* _The exercise_
Go through the data below and copy it exactly, skipping every picture.

* _Dataset content_

==============================

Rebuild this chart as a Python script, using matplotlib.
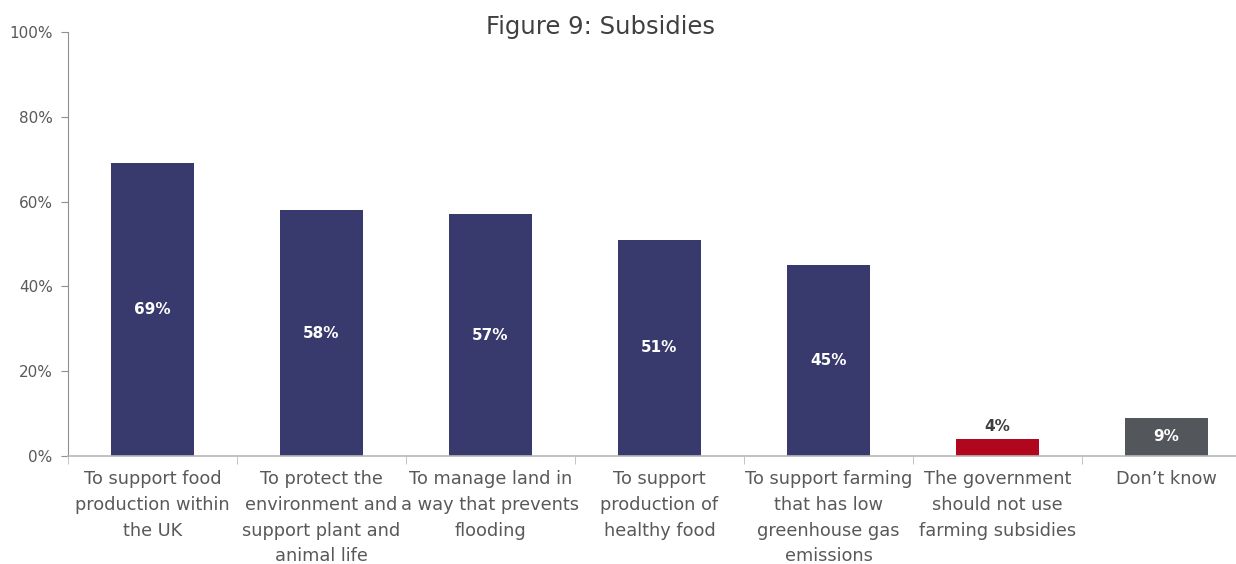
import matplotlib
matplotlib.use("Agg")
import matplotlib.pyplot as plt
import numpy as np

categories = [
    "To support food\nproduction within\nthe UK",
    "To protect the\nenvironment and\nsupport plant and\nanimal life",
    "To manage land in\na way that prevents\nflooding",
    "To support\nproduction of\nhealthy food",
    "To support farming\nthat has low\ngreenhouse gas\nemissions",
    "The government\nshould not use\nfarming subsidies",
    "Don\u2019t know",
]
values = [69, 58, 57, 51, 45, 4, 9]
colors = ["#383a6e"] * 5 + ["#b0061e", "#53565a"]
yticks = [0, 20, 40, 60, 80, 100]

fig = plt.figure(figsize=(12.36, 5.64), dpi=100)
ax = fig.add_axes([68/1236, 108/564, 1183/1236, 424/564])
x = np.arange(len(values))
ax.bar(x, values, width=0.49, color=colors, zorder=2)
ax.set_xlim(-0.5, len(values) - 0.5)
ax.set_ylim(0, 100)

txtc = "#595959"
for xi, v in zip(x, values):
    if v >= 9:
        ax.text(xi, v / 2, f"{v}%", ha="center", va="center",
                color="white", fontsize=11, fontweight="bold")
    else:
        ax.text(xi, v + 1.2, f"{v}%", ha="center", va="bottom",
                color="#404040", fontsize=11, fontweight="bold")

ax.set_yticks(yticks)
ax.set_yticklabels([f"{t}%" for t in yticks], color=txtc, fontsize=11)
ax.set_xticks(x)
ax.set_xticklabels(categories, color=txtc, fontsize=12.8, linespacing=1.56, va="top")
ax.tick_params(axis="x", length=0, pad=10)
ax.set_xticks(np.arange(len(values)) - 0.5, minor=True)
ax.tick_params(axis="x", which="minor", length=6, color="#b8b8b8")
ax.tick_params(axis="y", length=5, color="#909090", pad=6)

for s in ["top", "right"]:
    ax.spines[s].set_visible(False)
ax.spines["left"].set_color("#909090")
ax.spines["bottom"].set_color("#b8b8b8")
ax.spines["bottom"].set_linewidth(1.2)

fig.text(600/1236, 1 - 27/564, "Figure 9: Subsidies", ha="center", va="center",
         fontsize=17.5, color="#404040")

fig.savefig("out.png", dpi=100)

==============================

* _Exercise answer_
Rebuild this chart as a Python script, using matplotlib.
import matplotlib
matplotlib.use("Agg")
import matplotlib.pyplot as plt
import numpy as np

categories = [
    "To support food\nproduction within\nthe UK",
    "To protect the\nenvironment and\nsupport plant and\nanimal life",
    "To manage land in\na way that prevents\nflooding",
    "To support\nproduction of\nhealthy food",
    "To support farming\nthat has low\ngreenhouse gas\nemissions",
    "The government\nshould not use\nfarming subsidies",
    "Don\u2019t know",
]
values = [69, 58, 57, 51, 45, 4, 9]
colors = ["#383a6e"] * 5 + ["#b0061e", "#53565a"]
yticks = [0, 20, 40, 60, 80, 100]

fig = plt.figure(figsize=(12.36, 5.64), dpi=100)
ax = fig.add_axes([68/1236, 108/564, 1183/1236, 424/564])
x = np.arange(len(values))
ax.bar(x, values, width=0.49, color=colors, zorder=2)
ax.set_xlim(-0.5, len(values) - 0.5)
ax.set_ylim(0, 100)

txtc = "#595959"
for xi, v in zip(x, values):
    if v >= 9:
        ax.text(xi, v / 2, f"{v}%", ha="center", va="center",
                color="white", fontsize=11, fontweight="bold")
    else:
        ax.text(xi, v + 1.2, f"{v}%", ha="center", va="bottom",
                color="#404040", fontsize=11, fontweight="bold")

ax.set_yticks(yticks)
ax.set_yticklabels([f"{t}%" for t in yticks], color=txtc, fontsize=11)
ax.set_xticks(x)
ax.set_xticklabels(categories, color=txtc, fontsize=12.8, linespacing=1.56, va="top")
ax.tick_params(axis="x", length=0, pad=10)
ax.set_xticks(np.arange(len(values)) - 0.5, minor=True)
ax.tick_params(axis="x", which="minor", length=6, color="#b8b8b8")
ax.tick_params(axis="y", length=5, color="#909090", pad=6)

for s in ["top", "right"]:
    ax.spines[s].set_visible(False)
ax.spines["left"].set_color("#909090")
ax.spines["bottom"].set_color("#b8b8b8")
ax.spines["bottom"].set_linewidth(1.2)

fig.text(600/1236, 1 - 27/564, "Figure 9: Subsidies", ha="center", va="center",
         fontsize=17.5, color="#404040")

fig.savefig("out.png", dpi=100)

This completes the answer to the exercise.